### YOUR TASK
Retype word for word the first line of the listing and each line after it up to the line with "(i3) at (716.5,283)", with the pictures taken out.
[Begin]
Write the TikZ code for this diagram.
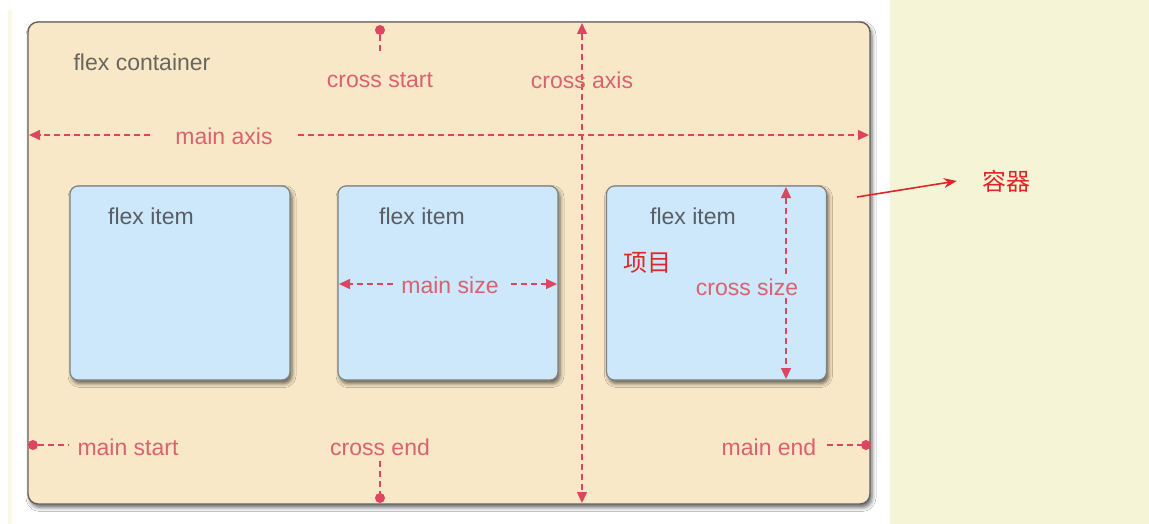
\documentclass[tikz,border=0pt]{standalone}
\usepackage{fontspec}
\setmainfont{Liberation Sans}
\newfontfamily\cjk{Noto Sans CJK SC}
\usetikzlibrary{arrows.meta,shadows.blur}
\definecolor{contfill}{RGB}{249,232,199}
\definecolor{itemfill}{RGB}{205,231,251}
\definecolor{paleyel}{RGB}{246,244,214}
\definecolor{lblcol}{RGB}{218,98,112}
\definecolor{arrcol}{RGB}{221,70,96}
\definecolor{graytxt}{RGB}{105,102,94}
\definecolor{itemtxt}{RGB}{88,94,102}
\definecolor{cnred}{RGB}{224,38,40}
\tikzset{
  txt/.style={font=\fontsize{23}{27}\selectfont, inner sep=0pt},
  lbl/.style={txt, text=lblcol},
  cnlbl/.style={font=\cjk\fontsize{24}{28}\selectfont, text=cnred, inner sep=0pt},
  contbox/.style={draw=black!62, line width=1.4pt, fill=contfill, rounded corners=10pt,
    minimum width=842pt, minimum height=482pt, inner sep=0pt,
    blur shadow={shadow xshift=2pt, shadow yshift=-3.5pt, shadow blur radius=4pt, shadow opacity=60}},
  itembox/.style={draw=black!50, line width=1.2pt, fill=itemfill, rounded corners=8pt,
    minimum width=220pt, minimum height=194pt, inner sep=0pt,
    blur shadow={shadow xshift=2pt, shadow yshift=-3.5pt, shadow blur radius=4pt, shadow opacity=60}},
  dline/.style={draw=arrcol, line width=1.5pt, dash pattern=on 6pt off 4pt},
  tip/.style={-{Triangle[length=11pt,width=10pt]}},
  tips/.style={{Triangle[length=11pt,width=10pt]}-{Triangle[length=11pt,width=10pt]}},
  dotc/.style={circle, fill=arrcol, minimum size=10pt, inner sep=0pt},
}
\begin{document}
\begin{tikzpicture}[x=1pt,y=-1pt]
\useasboundingbox[fill=white] (0,0) rectangle (1149,524);
\fill[paleyel] (890,0) rectangle (1149,524);
\fill[paleyel!60] (8,10) rectangle (12,524);

\node[contbox] (cont) at (449,263) {};
\node[itembox] (i1) at (180,283) {};
\node[itembox] (i2) at (448,283) {};
\node[itembox] (i3) at (716.5,283) {};

\node[txt, text=graytxt] (fc) at (142,62) {flex container};
\node[txt, text=itemtxt] (t1) at (151,216) {flex item};
\node[txt, text=itemtxt] (t2) at (422,216) {flex item};
\node[txt, text=itemtxt] (t3) at (693,216) {flex item};

% cross axis
\coordinate (cat) at (582,23);
\coordinate (cab) at (582,503);
\draw[dline, tips] (cat) -- (cab);
\node[lbl] (ca) at (582,80) {cross axis};

% cross start
\node[dotc] (csd) at (380,30) {};
\node[lbl] (cs) at (380,80) {cross start};
\draw[dline] (csd) -- (380,52);

% main axis
\coordinate (mal) at (29,135);
\coordinate (mar) at (869,135);
\node[lbl] (ma) at (224,136) {main axis};
\draw[dline, tip] ([xshift=-25pt]ma.west |- mal) -- (mal);
\draw[dline, tip] ([xshift=25pt]ma.east |- mar) -- (mar);

% main start
\node[dotc] (msd) at (33,445) {};
\node[lbl] (ms) at (128,447) {main start};
\draw[dline] (msd) -- ([xshift=-9pt]ms.west |- msd);

% cross end
\node[lbl] (ce) at (380,447) {cross end};
\node[dotc] (ced) at (380,498) {};
\draw[dline] ([yshift=-5pt]ce.south) -- (ced);

% main end
\node[lbl] (me) at (769,447) {main end};
\node[dotc] (med) at (866,445) {};
\draw[dline] ([xshift=10pt]me.east |- med) -- (med);

% main size
\coordinate (msl) at (339,284);
\coordinate (msr) at (557,284);
\node[lbl] (msz) at (450,285) {main size};
\draw[dline, tip] ([xshift=-8pt]msz.west |- msl) -- (msl);
\draw[dline, tip] ([xshift=12pt]msz.east |- msr) -- (msr);

% cross size
\coordinate (cst) at (786,187);
\coordinate (csb) at (786,379);
\draw[dline, tips] (cst) -- (csb);
\node[lbl, fill=itemfill, inner ysep=2pt] (csz) at (747,287) {cross size};

% chinese labels
\node[cnlbl] (xm) at (647,263) {项目};
\node[cnlbl] (rq) at (1006,181) {容器};
\coordinate (rs) at (857,197);
\draw[cnred, line width=1.6pt, -{Stealth[length=13pt,width=10pt]}] (rs) -- ([xshift=-25pt]rq.west);
\end{tikzpicture}
\end{document}
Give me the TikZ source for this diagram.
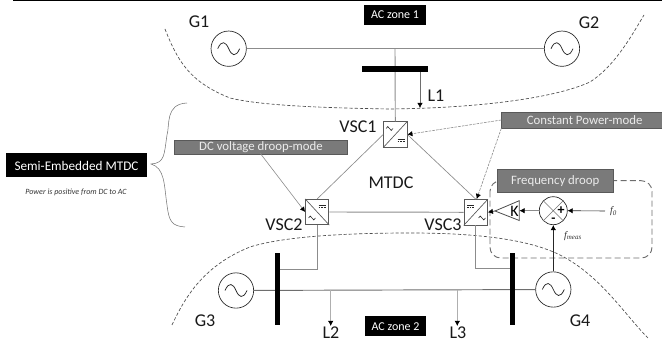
\documentclass[tikz,border=0pt]{standalone}
\usepackage{fontspec}
\setmainfont{Carlito}
\newfontfamily\serifit{Liberation Serif}
\usetikzlibrary{arrows.meta}
\definecolor{ln}{HTML}{8C8C8C}
\definecolor{lnd}{HTML}{6E6E6E}
\definecolor{lbox}{HTML}{7A7A7A}
\tikzset{
 x=0.75pt,y=-0.75pt,
 wire/.style={draw=ln,line width=0.7pt},
 arr/.style={-{Latex[length=3.8pt,width=4pt,black]},line width=0.45pt},
 zone/.style={draw=black!70,dash pattern=on 2.4pt off 1.5pt,line width=0.5pt},
 gen/.style={circle,draw=black!85,line width=0.5pt,minimum size=26.5pt,inner sep=0pt,fill=white},
 bus/.style={fill=black,draw=none,inner sep=0pt},
 blackbox/.style={fill=black,text=white,inner sep=0pt,font=\fontsize{9}{10}\selectfont},
 greybox/.style={fill=lbox,draw=black!65,line width=0.5pt,text=white!92!black,inner sep=0pt,font=\fontsize{9.6}{11}\selectfont},
 lab/.style={inner sep=0pt,font=\fontsize{13.5}{15}\selectfont,text=black!90},
 conv/.style={draw=black!65,fill=white,line width=0.6pt,minimum width=17.5pt,minimum height=19pt,inner sep=0pt},
 fsym/.style={inner sep=0pt,text=black!80,font=\serifit\itshape\fontsize{7.5}{8}\selectfont},
}
\newcommand{\sinewave}[1]{\begin{scope}[shift={(#1)}]\draw[black!85,line width=0.55pt] (-11,0) .. controls (-7,-9) and (-3,-7) .. (0,0) .. controls (3,7) and (7,9) .. (11,0);\end{scope}}
\newcommand{\smallac}[1]{\begin{scope}[shift={(#1)}]\draw[black!85,line width=0.45pt] (-3.5,0) .. controls (-2.5,-2.5) and (-1,-2.5) .. (0,0) .. controls (1,2.5) and (2.5,2.5) .. (3.5,0);\end{scope}}
\newcommand{\smalldc}[1]{\begin{scope}[shift={(#1)}]\draw[black!85,line width=0.45pt] (-3.5,-1) -- (3.5,-1);\draw[black!85,line width=0.45pt] (-3.5,1) -- (-1.6,1) (-0.8,1) -- (0.8,1) (1.6,1) -- (3.5,1);\end{scope}}
\begin{document}
\begin{tikzpicture}
\useasboundingbox (0,0) rectangle (662,341);
\draw[black,line width=1pt] (13,0.5) -- (662,0.5);
% zones
\draw[zone] (165,29) .. controls (178,62) and (190,82) .. (230,98) .. controls (262,106) and (330,108) .. (390,109) .. controls (480,108) and (555,98) .. (590,82) .. controls (615,66) and (632,35) .. (644,15);
\draw[zone] (172,325) .. controls (186,295) and (205,265) .. (250,247) .. controls (285,236) and (350,233) .. (410,233) .. controls (480,233) and (530,240) .. (560,255) .. controls (600,275) and (625,315) .. (648,338);
% brace
\draw[draw=black!55,line width=0.4pt] (187,103) .. controls (165,104) and (170,125) .. (167,135) .. controls (164,155) and (165,163) .. (151,164) .. controls (165,168) and (164,185) .. (167,205) .. controls (169,222) and (172,226) .. (185,227);
% nodes
\node[blackbox,minimum width=46pt,minimum height=15pt] (z1) at (395,15) {AC zone 1};
\node[blackbox,minimum width=46pt,minimum height=15pt] (z2) at (395.5,326.5) {AC zone 2};
\node[blackbox,minimum width=106pt,minimum height=18pt,font=\fontsize{9.9}{11}\selectfont] (semi) at (76.5,165.5) {Semi-Embedded MTDC};
\node[inner sep=0pt,font=\fontsize{6}{7}\itshape\selectfont,text=black!80] (pos) at (76,192) {Power is positive from DC to AC};
\node[gen] (g1) at (228.7,48.7) {};
\node[gen] (g2) at (562,48.7) {};
\node[gen] (g3) at (236,290.5) {};
\node[gen] (g4) at (553.3,289.5) {};
\node[lab] (lg1) at (199,22) {G1};
\node[lab] (lg2) at (589,23) {G2};
\node[lab] (lg3) at (205,321) {G3};
\node[lab] (lg4) at (580,321) {G4};
\node[lab] (l1) at (436,96) {L1};
\node[lab] (l2) at (331,332.5) {L2};
\node[lab] (l3) at (458,332.5) {L3};
\node[lab] (lv1) at (358,127) {VSC1};
\node[lab] (lv2) at (284,225) {VSC2};
\node[lab] (lv3) at (443,225) {VSC3};
\node[lab] (mtdc) at (391,183) {MTDC};
\node[greybox,minimum width=130pt,minimum height=10.5pt] (dcbox) at (261,147) {DC voltage droop-mode};
\node[greybox,minimum width=120.5pt,minimum height=12pt] (cpbox) at (582,120) {\hspace*{4pt}Constant Power-mode};
\node[conv] (v1) at (395.3,134.5) {};
\node[conv] (v2) at (317.2,212) {};
\node[conv] (v3) at (475.8,212.3) {};
\coordinate (j1) at (395,48.7);
\coordinate (j2) at (279,269);
\coordinate (j3) at (511,268);
\coordinate (l1s) at (420,70);
\coordinate (l1e) at (420,108);
\coordinate (l2t) at (330.7,290.5);
\coordinate (l2e) at (330.7,326);
\coordinate (l3t) at (457.3,290.5);
\coordinate (l3e) at (457.3,326);
\coordinate (dcs) at (260,153);
\coordinate (v3t) at (476.7,199);
% dashed controller frame
\draw[draw=lnd,dash pattern=on 4.5pt off 2.5pt,line width=0.7pt,rounded corners=8pt] (490,180.7) rectangle (652,258);
\node[greybox,minimum width=87.5pt,minimum height=17pt,font=\fontsize{9.6}{11}\selectfont] (fbox) at (555.2,180.8) {Frequency droop};
% wires
\draw[wire] (g1) -- (g2);
\draw[wire] (j1) -- (v1.north);
\draw[arr,draw=lnd] (l1s) -- (l1e);
\draw[wire,line width=0.5pt] (v1.west) -- (v2.north);
\draw[wire,line width=0.5pt] (v1.east) -- (v3.north);
\draw[wire] (v2.east) -- (v3.west);
\draw[wire] (v2.south) |- (j2);
\draw[wire] (v3.south) |- (j3);
\draw[wire,draw=lnd] (g3) -- (g4);
\node[bus,minimum width=49pt,minimum height=4pt] (b1) at (395,69) {};
\node[bus,minimum width=4pt,minimum height=54pt] (b3) at (277.3,289) {};
\node[bus,minimum width=4pt,minimum height=54pt] (b4) at (512.7,289) {};
\draw[arr,draw=ln!70] (l2t) -- (l2e);
\draw[arr,draw=ln!70] (l3t) -- (l3e);
\sinewave{g1}\sinewave{g2}\sinewave{g3}\sinewave{g4}
% converter internals
\draw[draw=black!65,line width=0.5pt] (v1.south west) -- (v1.north east);
\draw[draw=black!65,line width=0.5pt] (v2.north west) -- (v2.south east);
\draw[draw=black!65,line width=0.5pt] (v3.south west) -- (v3.north east);
\smallac{389.5,128.5}\smalldc{401,140}
\smallac{312,218}\smalldc{322,206.5}
\smallac{482,218}\smalldc{470.5,206.5}
% mode arrows
\draw[arr,draw=ln] (dcs) -- (v2.west);
\draw[arr,draw=ln,dash pattern=on 2pt off 0.8pt] (cpbox.west) -- (v1.east);
\draw[arr,draw=ln,dash pattern=on 2pt off 0.8pt] (cpbox.south west) -- (v3t);
% control
\node[circle,draw=black!85,fill=white,line width=0.5pt,minimum size=21pt,inner sep=0pt] (sum) at (553.3,210.7) {};
\draw[draw=black!55,line width=0.4pt] (sum.north west) -- (sum.south east) (sum.north east) -- (sum.south west);
\node[inner sep=0pt,font=\bfseries\fontsize{10.5}{11}\selectfont] (pl) at (561,211) {+};
\node[inner sep=0pt,font=\bfseries\fontsize{10}{11}\selectfont] (mi) at (553.3,220) {-};
\coordinate (tip) at (495,211);
\draw[draw=black!70,fill=white,line width=0.6pt] (tip) -- (519.3,200.7) -- (519.3,220.5) -- cycle;
\node[inner sep=0pt,font=\fontsize{12}{13}\selectfont] (k) at (514.5,211) {K};
\draw[arr,draw=black!80] (tip) -- (v3.east);
\draw[arr,draw=ln] (sum.west) -- (519.5,210.7);
\node[fsym] (f0) at (613.5,211.5) {f\textsubscript{0}};
\node[fsym] (fm) at (573,236) {f\textsubscript{meas}};
\draw[arr,black!85] (605,211) -- (sum.east);
\draw[arr,black!85] (g4.north) -- (sum.south);
\end{tikzpicture}
\end{document}
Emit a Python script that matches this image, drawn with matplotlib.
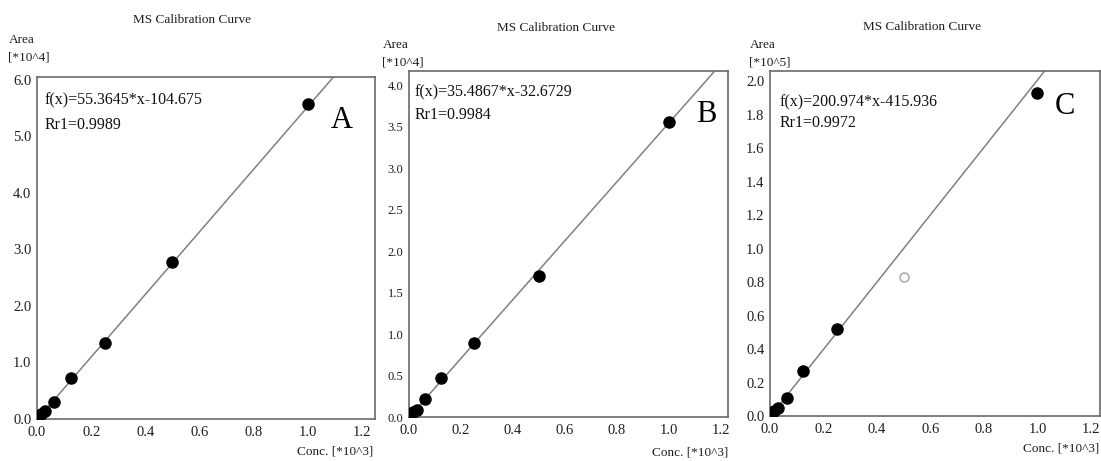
[End]
### RESPONSE BELOW
Write the TikZ code for this diagram.
\documentclass[tikz,border=0pt]{standalone}
\usepackage{fontspec}
\setmainfont{Liberation Sans}
\newfontfamily\cjk{Noto Sans CJK SC}
\usetikzlibrary{arrows.meta,shadows.blur}
\definecolor{contfill}{RGB}{249,232,199}
\definecolor{itemfill}{RGB}{205,231,251}
\definecolor{paleyel}{RGB}{246,244,214}
\definecolor{lblcol}{RGB}{218,98,112}
\definecolor{arrcol}{RGB}{221,70,96}
\definecolor{graytxt}{RGB}{105,102,94}
\definecolor{itemtxt}{RGB}{88,94,102}
\definecolor{cnred}{RGB}{224,38,40}
\tikzset{
  txt/.style={font=\fontsize{23}{27}\selectfont, inner sep=0pt},
  lbl/.style={txt, text=lblcol},
  cnlbl/.style={font=\cjk\fontsize{24}{28}\selectfont, text=cnred, inner sep=0pt},
  contbox/.style={draw=black!62, line width=1.4pt, fill=contfill, rounded corners=10pt,
    minimum width=842pt, minimum height=482pt, inner sep=0pt,
    blur shadow={shadow xshift=2pt, shadow yshift=-3.5pt, shadow blur radius=4pt, shadow opacity=60}},
  itembox/.style={draw=black!50, line width=1.2pt, fill=itemfill, rounded corners=8pt,
    minimum width=220pt, minimum height=194pt, inner sep=0pt,
    blur shadow={shadow xshift=2pt, shadow yshift=-3.5pt, shadow blur radius=4pt, shadow opacity=60}},
  dline/.style={draw=arrcol, line width=1.5pt, dash pattern=on 6pt off 4pt},
  tip/.style={-{Triangle[length=11pt,width=10pt]}},
  tips/.style={{Triangle[length=11pt,width=10pt]}-{Triangle[length=11pt,width=10pt]}},
  dotc/.style={circle, fill=arrcol, minimum size=10pt, inner sep=0pt},
}
\begin{document}
\begin{tikzpicture}[x=1pt,y=-1pt]
\useasboundingbox[fill=white] (0,0) rectangle (1149,524);
\fill[paleyel] (890,0) rectangle (1149,524);
\fill[paleyel!60] (8,10) rectangle (12,524);

\node[contbox] (cont) at (449,263) {};
\node[itembox] (i1) at (180,283) {};
\node[itembox] (i2) at (448,283) {};
\node[itembox] (i3) at (716.5,283) {};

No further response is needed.